**Exercise requirements**: All of the data should be output character for character, except the pictures.

**Recorded information**:
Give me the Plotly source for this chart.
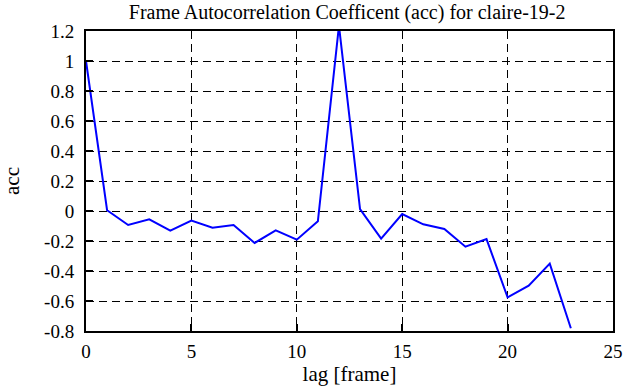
import plotly.graph_objects as go

lags = list(range(24))
acc = [1.0, 0.005, -0.093, -0.056, -0.131, -0.064, -0.111, -0.093, -0.213, -0.129,
       -0.191, -0.069, 1.235, 0.013, -0.184, -0.02, -0.089, -0.12, -0.238, -0.187,
       -0.576, -0.498, -0.351, -0.782]

x_ticks = [0, 5, 10, 15, 20, 25]
y_ticks = [-0.8, -0.6, -0.4, -0.2, 0, 0.2, 0.4, 0.6, 0.8, 1, 1.2]
y_labels = ["-0.8", "-0.6", "-0.4", "-0.2", "0", "0.2", "0.4", "0.6", "0.8", "1", "1.2"]

SERIF = "Liberation Serif"
FS_TICK = 19
FS_AXTITLE = 21
FS_TITLE = 20

fig = go.Figure()
fig.add_trace(go.Scatter(x=lags, y=acc, mode="lines", cliponaxis=False,
                         line=dict(color="#0000ff", width=2)))


def axis(**kw):
    d = dict(showline=True, linewidth=2, linecolor="black", mirror=True,
             ticks="inside", ticklen=7, tickwidth=2, tickcolor="black",
             showgrid=True, gridcolor="black", gridwidth=1, griddash="8px,5px",
             zeroline=False, automargin=False,
             tickfont=dict(family=SERIF, size=FS_TICK, color="black"))
    d.update(kw)
    return d


fig.update_layout(
    width=630, height=387,
    margin=dict(l=86, r=17, t=31, b=56, autoexpand=False),
    paper_bgcolor="white", plot_bgcolor="white",
    font=dict(family=SERIF, size=FS_TICK, color="black"), showlegend=False,
    title=dict(text="Frame Autocorrelation Coefficent (acc) for claire-19-2",
               x=0.551, xanchor="center", y=0.968, yanchor="middle",
               font=dict(family=SERIF, size=FS_TITLE, color="black")),
    xaxis=axis(range=[0, 25], tickvals=x_ticks, ticklabelstandoff=2,
               title=dict(text="lag [frame]", standoff=6,
                          font=dict(family=SERIF, size=FS_AXTITLE, color="black"))),
    yaxis=axis(range=[-0.8, 1.2], tickvals=y_ticks, ticktext=y_labels, ticklabelstandoff=6,
               title=dict(text="acc", standoff=30,
                          font=dict(family=SERIF, size=FS_AXTITLE, color="black"))),
)

fig.write_html("out.html", config={"displayModeBar": False},
               post_script="document.body.style.margin='0';")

**Task response**:
Give me the Plotly source for this chart.
import plotly.graph_objects as go

lags = list(range(24))
acc = [1.0, 0.005, -0.093, -0.056, -0.131, -0.064, -0.111, -0.093, -0.213, -0.129,
       -0.191, -0.069, 1.235, 0.013, -0.184, -0.02, -0.089, -0.12, -0.238, -0.187,
       -0.576, -0.498, -0.351, -0.782]

x_ticks = [0, 5, 10, 15, 20, 25]
y_ticks = [-0.8, -0.6, -0.4, -0.2, 0, 0.2, 0.4, 0.6, 0.8, 1, 1.2]
y_labels = ["-0.8", "-0.6", "-0.4", "-0.2", "0", "0.2", "0.4", "0.6", "0.8", "1", "1.2"]

SERIF = "Liberation Serif"
FS_TICK = 19
FS_AXTITLE = 21
FS_TITLE = 20

fig = go.Figure()
fig.add_trace(go.Scatter(x=lags, y=acc, mode="lines", cliponaxis=False,
                         line=dict(color="#0000ff", width=2)))


def axis(**kw):
    d = dict(showline=True, linewidth=2, linecolor="black", mirror=True,
             ticks="inside", ticklen=7, tickwidth=2, tickcolor="black",
             showgrid=True, gridcolor="black", gridwidth=1, griddash="8px,5px",
             zeroline=False, automargin=False,
             tickfont=dict(family=SERIF, size=FS_TICK, color="black"))
    d.update(kw)
    return d


fig.update_layout(
    width=630, height=387,
    margin=dict(l=86, r=17, t=31, b=56, autoexpand=False),
    paper_bgcolor="white", plot_bgcolor="white",
    font=dict(family=SERIF, size=FS_TICK, color="black"), showlegend=False,
    title=dict(text="Frame Autocorrelation Coefficent (acc) for claire-19-2",
               x=0.551, xanchor="center", y=0.968, yanchor="middle",
               font=dict(family=SERIF, size=FS_TITLE, color="black")),
    xaxis=axis(range=[0, 25], tickvals=x_ticks, ticklabelstandoff=2,
               title=dict(text="lag [frame]", standoff=6,
                          font=dict(family=SERIF, size=FS_AXTITLE, color="black"))),
    yaxis=axis(range=[-0.8, 1.2], tickvals=y_ticks, ticktext=y_labels, ticklabelstandoff=6,
               title=dict(text="acc", standoff=30,
                          font=dict(family=SERIF, size=FS_AXTITLE, color="black"))),
)

fig.write_html("out.html", config={"displayModeBar": False},
               post_script="document.body.style.margin='0';")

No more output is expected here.